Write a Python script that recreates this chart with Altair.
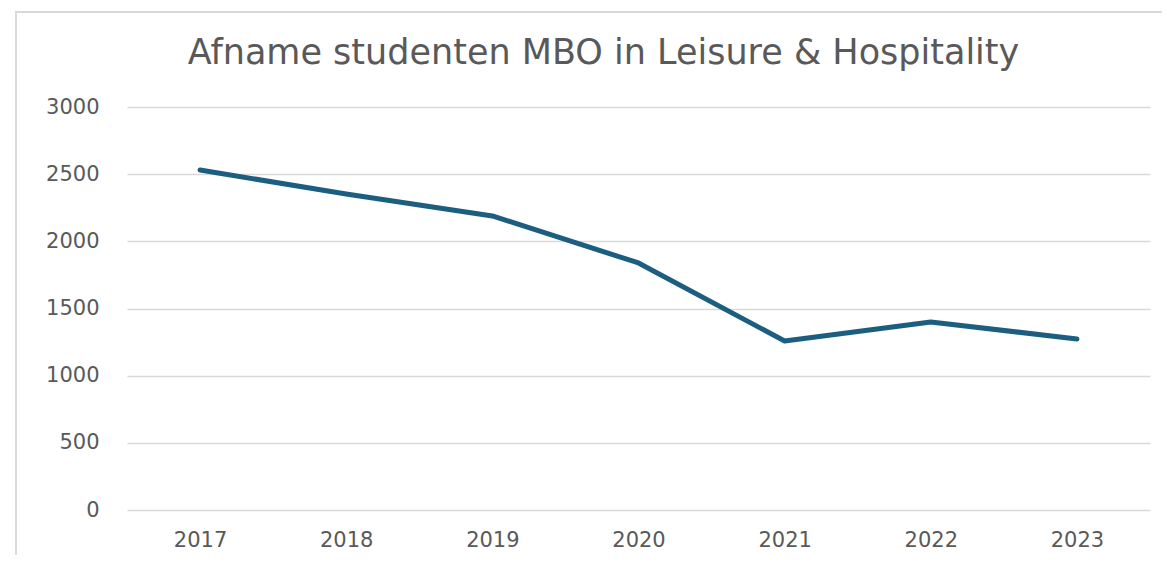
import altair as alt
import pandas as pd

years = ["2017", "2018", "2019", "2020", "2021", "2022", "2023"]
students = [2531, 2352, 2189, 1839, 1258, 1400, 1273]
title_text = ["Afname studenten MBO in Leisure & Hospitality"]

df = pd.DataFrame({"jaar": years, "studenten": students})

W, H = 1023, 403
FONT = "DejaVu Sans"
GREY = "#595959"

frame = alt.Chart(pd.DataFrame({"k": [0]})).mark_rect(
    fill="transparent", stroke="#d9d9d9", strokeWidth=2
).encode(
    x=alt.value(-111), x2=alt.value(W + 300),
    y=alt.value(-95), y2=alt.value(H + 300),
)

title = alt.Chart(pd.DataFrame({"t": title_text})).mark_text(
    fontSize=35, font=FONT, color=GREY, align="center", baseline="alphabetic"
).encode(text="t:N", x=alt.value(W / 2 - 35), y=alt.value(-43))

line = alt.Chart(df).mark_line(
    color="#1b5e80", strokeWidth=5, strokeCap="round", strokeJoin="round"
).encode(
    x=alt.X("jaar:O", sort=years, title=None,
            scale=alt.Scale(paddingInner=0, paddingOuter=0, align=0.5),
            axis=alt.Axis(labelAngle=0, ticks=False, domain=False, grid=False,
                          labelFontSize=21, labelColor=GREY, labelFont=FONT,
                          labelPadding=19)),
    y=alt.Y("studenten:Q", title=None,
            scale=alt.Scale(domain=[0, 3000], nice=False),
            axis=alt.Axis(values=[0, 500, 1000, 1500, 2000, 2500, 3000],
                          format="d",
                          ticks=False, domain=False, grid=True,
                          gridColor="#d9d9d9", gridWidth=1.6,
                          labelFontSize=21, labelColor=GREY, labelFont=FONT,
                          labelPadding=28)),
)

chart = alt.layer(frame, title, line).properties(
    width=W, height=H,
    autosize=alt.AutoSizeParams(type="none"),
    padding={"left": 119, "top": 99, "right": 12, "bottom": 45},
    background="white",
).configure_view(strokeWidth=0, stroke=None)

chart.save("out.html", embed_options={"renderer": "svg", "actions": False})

● ● ●

Only the lines from the top of the data through the line with "- 35), y=alt.value(-43))" should be quoted, exactly and with both ends kept; skip the pictures.

Solution below:
Write a Python script that recreates this chart with Altair.
import altair as alt
import pandas as pd

years = ["2017", "2018", "2019", "2020", "2021", "2022", "2023"]
students = [2531, 2352, 2189, 1839, 1258, 1400, 1273]
title_text = ["Afname studenten MBO in Leisure & Hospitality"]

df = pd.DataFrame({"jaar": years, "studenten": students})

W, H = 1023, 403
FONT = "DejaVu Sans"
GREY = "#595959"

frame = alt.Chart(pd.DataFrame({"k": [0]})).mark_rect(
    fill="transparent", stroke="#d9d9d9", strokeWidth=2
).encode(
    x=alt.value(-111), x2=alt.value(W + 300),
    y=alt.value(-95), y2=alt.value(H + 300),
)

title = alt.Chart(pd.DataFrame({"t": title_text})).mark_text(
    fontSize=35, font=FONT, color=GREY, align="center", baseline="alphabetic"
).encode(text="t:N", x=alt.value(W / 2 - 35), y=alt.value(-43))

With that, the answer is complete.